Financial Fallout: The stock market crash in Europe halted abruptly yesterday as traders tried to claw back billions of Euros of losses accumulated in more than two weeks of turmoil.
Crash halts as traders try to stem losses
The stock market crash in Europe halted abruptly yesterday as traders tried to claw back billions of euros of losses accumulated in more than two weeks of turmoil.
The Euro Stoxx 50, a broad measure of blue-chip continental shares, ended the day up by about 0.5 per cent, but it has tumbled more than 18 per cent since July 22. The UK's FTSE 100 and France's CAC 40 ended slightly higher.
The Dow Jones Industrial Average, a widely followed measure of US blue-chip stocks, rose 2 per cent in early trading ahead of a US Federal Reserve meeting. The index, however, has fallen by about 15 per cent in the past 14 trading days.
The upswings provided a rare glimmer of hope following a two-week nosedive that left the Euro Stoxx 50 at its lowest level since last July. The overall downturn comes as Europe grapples with the spread of its debt crisis to Spain and Italy and as fear of a double-dip recession rises.

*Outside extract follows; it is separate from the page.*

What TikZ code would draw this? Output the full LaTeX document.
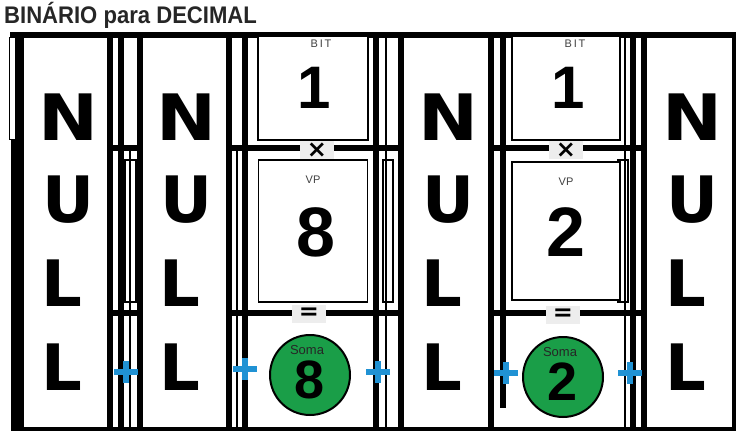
\documentclass[tikz,border=0pt]{standalone}
\usepackage{fontspec}
\setmainfont{Liberation Sans}
\newfontfamily\letrafont{DejaVu Sans}
\definecolor{azulmais}{RGB}{32,146,212}
\definecolor{verdesoma}{RGB}{26,158,72}
\tikzset{
  barra/.style={line width=6pt},
  filete/.style={line width=1.6pt},
  mais/.style={line width=6pt,color=azulmais},
  letra/.style={inner sep=0pt,font=\letrafont\bfseries\fontsize{64}{64}\selectfont},
  caixa/.style={draw,line width=1.8pt,fill=white},
  rotulo/.style={inner sep=0pt,font=\fontsize{11}{11}\selectfont,text=black!75},
  digito/.style={inner sep=0pt,font=\bfseries\fontsize{#1}{#1}\selectfont},
  soma/.style={circle,draw,line width=2pt,fill=verdesoma,minimum size=80pt,inner sep=0pt},
  sinal/.style={fill=black!7,inner sep=0pt,minimum width=34pt,minimum height=18pt,
    font=\letrafont\bfseries\fontsize{24}{24}\selectfont}
}
\begin{document}
\begin{tikzpicture}[x=1pt,y=-1pt]
  \useasboundingbox[fill=white] (0,0) rectangle (736,433);
  \node[anchor=west,inner sep=0pt,text=black!85,font=\bfseries\fontsize{24}{24}\selectfont] (titulo) at (4,15) {\scalebox{0.92}[1]{BINÁRIO para DECIMAL}};

  \draw[barra] (10,35) -- (736,35);
  \draw[line width=4pt] (11,429) -- (736,429);

  \draw[line width=13pt] (17.5,35) -- (17.5,431);
  \draw[fill=white,line width=1pt] (9,38) rectangle (15,140);
  \draw[barra] (110,35) -- (110,431);
  \draw[barra] (121,35) -- (121,431);
  \draw[barra] (140,35) -- (140,431);
  \draw[filete] (130,150) -- (130,431);
  \draw[barra] (229,35) -- (229,431);
  \draw[filete] (237,150) -- (237,431);
  \draw[barra] (245,35) -- (245,431);
  \draw[barra] (376,35) -- (376,431);
  \draw[filete] (386,35) -- (386,431);
  \draw[barra] (401,35) -- (401,431);
  \draw[barra] (491,35) -- (491,431);
  \draw[barra] (503,35) -- (503,408);
  \draw[filete] (625,35) -- (625,431);
  \draw[barra] (633,35) -- (633,431);
  \draw[barra] (644,35) -- (644,431);
  \draw[line width=4pt] (734,35) -- (734,431);

  \draw[filete] (125,160) rectangle (136,302);
  \draw[filete] (383,160) rectangle (393,302);
  \draw[filete] (618,160) rectangle (628,302);

  \draw[barra] (110,148) -- (143,148);
  \draw[barra] (226,148) -- (376,148);
  \draw[barra] (376,148) -- (401,148);
  \draw[barra] (491,148) -- (644,148);
  \draw[barra] (110,313) -- (143,313);
  \draw[barra] (226,313) -- (401,313);
  \draw[barra] (491,313) -- (644,313);

  \node[caixa,minimum width=110pt,minimum height=104pt] (bitA) at (313,88) {};
  \node[caixa,minimum width=109pt,minimum height=142pt] (vpA) at (313,231) {};
  \node[caixa,minimum width=108pt,minimum height=104pt] (bitB) at (566,88) {};
  \node[caixa,minimum width=108pt,minimum height=138pt] (vpB) at (566,231) {};

  \node[rotulo] (bitArot) at (321,44) {B\,I\,T};
  \node[digito=60] (bitAval) at (314,88) {1};
  \node[rotulo] (vpArot) at (313,180) {VP};
  \node[digito=70] (vpAval) at (316,232) {8};
  \node[rotulo] (bitBrot) at (575,44) {B\,I\,T};
  \node[digito=60] (bitBval) at (568,88) {1};
  \node[rotulo] (vpBrot) at (566,182) {VP};
  \node[digito=70] (vpBval) at (566,232) {2};

  \node[sinal] (vezesA) at (317,150) {×};
  \node[sinal] (igualA) at (309,314) {=};
  \node[sinal] (vezesB) at (566,150) {×};
  \node[sinal] (igualB) at (563,315) {=};

  \node[soma] (somaA) at (310,375) {};
  \node[inner sep=0pt,font=\fontsize{13}{13}\selectfont,text=black!85] (somaArot) at (307,350) {Soma};
  \node[digito=54] (somaAval) at (310,380) {8};
  \node[soma] (somaB) at (563,377) {};
  \node[inner sep=0pt,font=\fontsize{13}{13}\selectfont,text=black!85] (somaBrot) at (560,352) {Soma};
  \node[digito=54] (somaBval) at (563,382) {2};

  \foreach \cx/\nm in {68/a,186/b,448/c,692/d}{
    \node[letra] (n\nm) at (\cx,117) {\scalebox{1.12}[1]{N}};
    \node[letra] (u\nm) at (\cx,200) {U};
    \node[letra] (l\nm) at (\cx-6,283) {L};
    \node[letra] (ll\nm) at (\cx-6,367) {L};
  }

  \foreach \px/\py in {126/372,245/369,378/372,506/373,630/373}{
    \draw[mais] (\px-12,\py) -- (\px+12,\py);
    \draw[mais] (\px,\py-11) -- (\px,\py+11);
  }
\end{tikzpicture}
\end{document}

"We are going into 20 per cent [down] territory just in the last two weeks, globally and the US," said Saleem Khokhar, the head of equities at National Bank of Abu Dhabi. "It has been severe and could still go down further depending on the herd mentality. Investors are pulling out their cash and taking a wait-and-see approach and will look to rebuild only when the global environment settles and there's a clearer picture. It may take months."
The pain is also being felt across Asia, where Japan's Nikkei, Hong Kong's Hang Seng and Singapore's FTSE Straits Timesindexes are all down by more than 10 per cent in the past couple of weeks.
While investors have sold billions of dollars of US stocks in recent days, the tumble does not yet compare to the beating markets took when the world economy sputtered out in 2008. Following the collapse of the US investment bank Lehman Brothers, the Dow fell 22 per cent between October 1 and October 10, a span of just eight trading days.
"The meltdown in the financial markets then was triggered by problems in the financial system and what happened with Lehman and so forth, whereas I think the circumstances are a little different today," said John Higgins, the senior markets economist at Capital Economics in London. "It's a different leg of the same crisis, essentially."
The difference this time, he added, was that excess leverage that used to be the bane of financial institutions has been shifted on to government balance sheets after they launched stimulus packages and pumped money into struggling banks. And now those governments' excessive debts were coming under scrutiny, forcing them to cut spending and hindering attempts to resuscitate economies.
"What we've seen now is the risk has shifted away from the financial system on to governments who have taken on huge amounts of debt to fix the economy and the financial system, and that's coming home to roost," said Mr Higgins.
As a result, economists and analysts say the recent market meltdown could turn into an even deeper one if the world does lurch back into recession, yesterday's market rebound notwithstanding.
Governments in the US and Europe were able to respond to the first slowdown with a raft of stimulus measures and by lowering interest rates. However, after throwing hundreds of billions of dollars at their economic problems and reducing interest rates to near zero, governments have few tools with which to respond to a new period of stagnation.
Fears of another US recession - typically defined as two consecutive quarters of economic contraction - have risen on the back of weak economic data. Despite a positive jobs report on Friday, US consumers spent less money in June and manufacturing activity stagnated last month, according to official figures released last week.
Friday's downgrading of America's top-tier financial status by Standard & Poor's, one of the world's major credit ratings agencies, has compounded concern about the health of the world's biggest economy.
But despite recent drops in global markets, Edward Jamieson, the chief investment officer for equities at the US fund manager Franklin Templeton, said in a note that there were still positive signs for the US, including a string of strong corporate earnings.
"While equity market volatility may continue in the coming days, in part due to the downgrade, it is important to look at the facts and distinguish between the state of US government finances and US corporate balance sheets," he said. "The US economy has continued to expand, and, according to S&P, corporate earnings for S&P 500 Index companies have been growing at a double-digit pace and were coming in at an all-time high during the second quarter."